Historical Development and Discovery

Historical records indicate initial preparation in the early 19th century through thermal decomposition of potassium bisulfate. Systematic investigation began with Friedrich Wöhler's studies of sulfate compounds in the 1820s. Structural characterization advanced significantly with X-ray crystallographic studies in the 1930s that elucidated the pyrosulfate anion geometry. Industrial applications developed concurrently with the contact process for sulfuric acid production, where potassium pyrosulfate found use as a catalyst promoter. Analytical applications emerged in the mid-20th century as fusion techniques became standardized for geochemical and metallurgical analysis. Recent developments focus on mechanistic understanding of decomposition kinetics and applications in materials synthesis.

Conclusion

Potassium pyrosulfate represents a chemically significant compound with well-characterized properties and established applications.
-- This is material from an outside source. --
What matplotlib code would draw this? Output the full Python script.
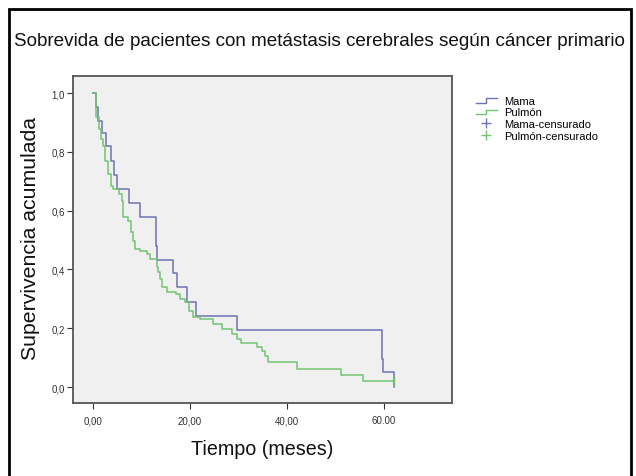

Its unique structural features, particularly the bridging oxygen in the pyrosulfate anion, confer distinctive thermal and chemical behavior. The compound's utility in analytical chemistry and industrial catalysis ensures continued importance despite its relatively specialized applications. Future research directions include development of more efficient synthetic routes, exploration of catalytic mechanisms, and investigation of emerging applications in energy materials. Challenges remain in improving thermal stability and reducing hygroscopicity for certain applications. The compound continues to serve as a valuable reagent in both industrial and laboratory settings.